Time always entails a loss; as time passes by, something is constantly being left behind, and there is mourning, as well as a need to grasp what lingers. Images create the illusion that present and past co-exist. We then decide to collect the portrait of everything we wish to remember or do not wish to forget. Images become our memory.
For years now, I have been collecting super8 and 8mm films, creating my own archive of home movies and found footage. I buy these films in flea markets in different countries and have collected some from friends or in other random circumstances. Even though these movies and memories belonged to someone else, they somehow speak to my own.
I believe that images reveal the hidden processes by which humanity leaves the traces of its existence and that every picture becomes a fragment of an irretrievable past. The archive appears then as a potentially successful means of accessing what has been lost, reconstructing the past, putting together all these fragments through methods of order and categorization to be display as relics. But those methods of order and structure, recollection and repetition, may become system of passive latency, rather tan a dimension of active remembering.

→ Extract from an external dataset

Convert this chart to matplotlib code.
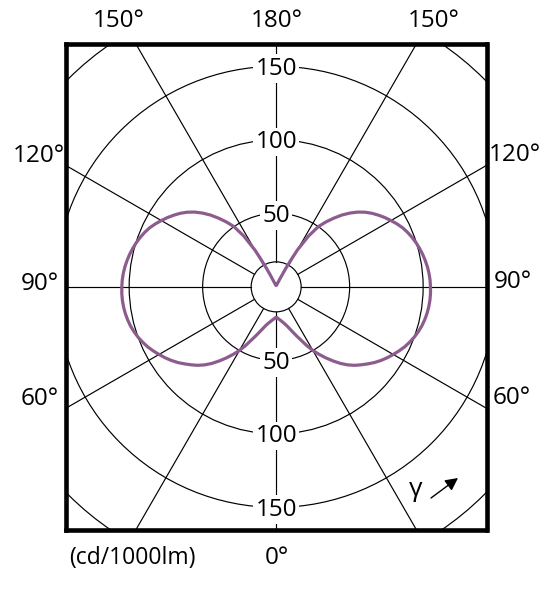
import numpy as np
import matplotlib
matplotlib.use("Agg")
import matplotlib.pyplot as plt
from matplotlib.patches import Circle

# ---- data ----
gamma_deg = [0, 2.5, 5, 7.5, 10, 12.5, 15, 17.5, 20, 22.5, 25, 27.5, 30, 32.5, 35, 37.5,
             40, 42.5, 45, 47.5, 50, 52.5, 55, 57.5, 60, 62.5, 65, 67.5, 70, 72.5, 75,
             77.5, 80, 82.5, 85, 87.5, 90, 92.5, 95, 97.5, 100, 102.5, 105, 107.5, 110,
             112.5, 115, 117.5, 120, 122.5, 125, 127.5, 130, 132.5, 135, 137.5, 140,
             142.5, 145, 147.5, 150, 151, 152.5, 154, 155.5, 157.5, 160, 165, 170, 180]
intensity = [21, 21.3, 22, 23, 24.2, 25.5, 27.2, 29.5, 32.5, 36, 40, 45, 50, 54.5, 59, 63.5,
             68, 72, 75.5, 78.5, 81.5, 84.5, 87.2, 89.7, 92, 94.3, 96.5, 98.3, 100, 101.4,
             102.6, 103.5, 104.2, 104.7, 105, 105.1, 105, 104.8, 104.4, 103.8, 103, 102.1,
             101, 99.8, 98.4, 96.8, 95, 92.7, 90.2, 87.7, 85, 82.2, 79, 75.3, 71, 66.3, 61,
             55.7, 50, 41, 29, 22, 14, 8, 5, 3, 2, 1.5, 1, 1]

ring_values = [50, 100, 150, 200]
ring_label_values = [50, 100, 150]
inner_ring = 17
spoke_angles = [0, 30, 60, 90, 120, 150, 180]
unit_label = "(cd/1000lm)"
gamma_label = "γ"

# angle labels: (text, x_px, y_px)
angle_labels = [
    ("150°", 119, 21), ("180°", 277, 21), ("150°", 434, 21),
    ("120°", 39, 156), ("90°", 40, 284), ("60°", 40, 399),
    ("120°", 515, 155), ("90°", 513, 282), ("60°", 512, 398),
    ("0°", 277, 558),
]

W, H = 557, 596
plt.rcParams['font.family'] = ['Open Sans', 'DejaVu Sans']
fig = plt.figure(figsize=(W / 100, H / 100), dpi=100)

# axes box in pixels
bx0, bx1, by0, by1 = 65.8, 486.5, 44.2, 529.5
ax = fig.add_axes([bx0 / W, 1 - by1 / H, (bx1 - bx0) / W, (by1 - by0) / H])
scale = 1.47  # px per unit
hx = (bx1 - bx0) / 2 / scale
hy = (by1 - by0) / 2 / scale
ax.set_xlim(-hx, hx)
ax.set_ylim(-hy, hy)
ax.set_xticks([])
ax.set_yticks([])
for s in ax.spines.values():
    s.set_linewidth(3.3)
    s.set_color('black')
    s.set_zorder(10)

grid_kw = dict(color='black', lw=0.85, zorder=1)

# rings
for rv in ring_values:
    ax.add_patch(Circle((0, 0), rv, fill=False, ec='black', lw=0.85, zorder=1))
ax.add_patch(Circle((0, 0), inner_ring, fill=False, ec='black', lw=0.85, zorder=1))

# spokes
for a in spoke_angles:
    t = np.deg2rad(a)
    for sgn in ([1] if a in (0, 180) else [1, -1]):
        xs = [sgn * inner_ring * np.sin(t), sgn * 400 * np.sin(t)]
        ys = [-inner_ring * np.cos(t), -400 * np.cos(t)]
        ax.plot(xs, ys, **grid_kw)

# ring labels on vertical axis
for rv in ring_label_values:
    for sgn in (1, -1):
        ax.text(0, sgn * rv - 1.5, str(rv), ha='center', va='center', fontsize=17.5,
                zorder=3, bbox=dict(fc='white', ec='none', pad=1.5))

# intensity curve (symmetric)
g = np.deg2rad(np.array(gamma_deg, dtype=float))
r = np.array(intensity, dtype=float)
x_right = r * np.sin(g)
y_right = -r * np.cos(g)
x = np.concatenate([x_right, -x_right[::-1]])
y = np.concatenate([y_right, y_right[::-1]])
ax.plot(x, y, color='#8d5c8f', lw=2.3, zorder=4, solid_joinstyle='round')

# angle labels around the box
for txt, px, py in angle_labels:
    fig.text(px / W, 1 - py / H, txt, ha='center', va='center', fontsize=17.5)
fig.text(132 / W, 1 - 558 / H, unit_label, ha='center', va='center', fontsize=16.5)

# gamma arrow
fig.text(416 / W, 1 - 489 / H, gamma_label, ha='center', va='center', fontsize=19)
ax.annotate('', xy=((458 - bx0) / (bx1 - bx0), 1 - (478 - by0) / (by1 - by0)),
            xytext=((431 - bx0) / (bx1 - bx0), 1 - (498 - by0) / (by1 - by0)),
            xycoords='axes fraction', textcoords='axes fraction',
            arrowprops=dict(arrowstyle='-|>,head_length=0.75,head_width=0.38',
                            color='black', lw=1.0, shrinkA=0, shrinkB=0), zorder=5)

fig.savefig('out.png', dpi=100, facecolor='white')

Unsolicited Memories; Archival Exercises is an ongoing research and exploration of methods to physically represent this archive of memories as an embodied experience. I propose an inventory that activates the archive – a re-appropriation of anonymous stories – while recognizing a system in which the function of the past is not determined by its status as unequivocal event, but where its meaning is rather constituted retroactively and rearranged at every point in time. In the functioning of remembering the value of the past is not that of truth but of desire and driven by desire, memory allows for both preservation and erasure.
In this video installation new narratives emerge from the juxtaposition and montage of found super8 home movies projected and mapped onto transparent plexi-glass cubes that have been randomly stacked and that seem to contain the images. Each cube, being simultaneously autonomous and part of a larger whole, turns on and off with no discernable pattern, just as memories can be triggered randomly by people, events and happenstance in life. In this way memory and the archive are deconstructed and rearticulated, both preserving and erasing the past, acting as memory objects that can be manipulated to facilitate new versions of the past.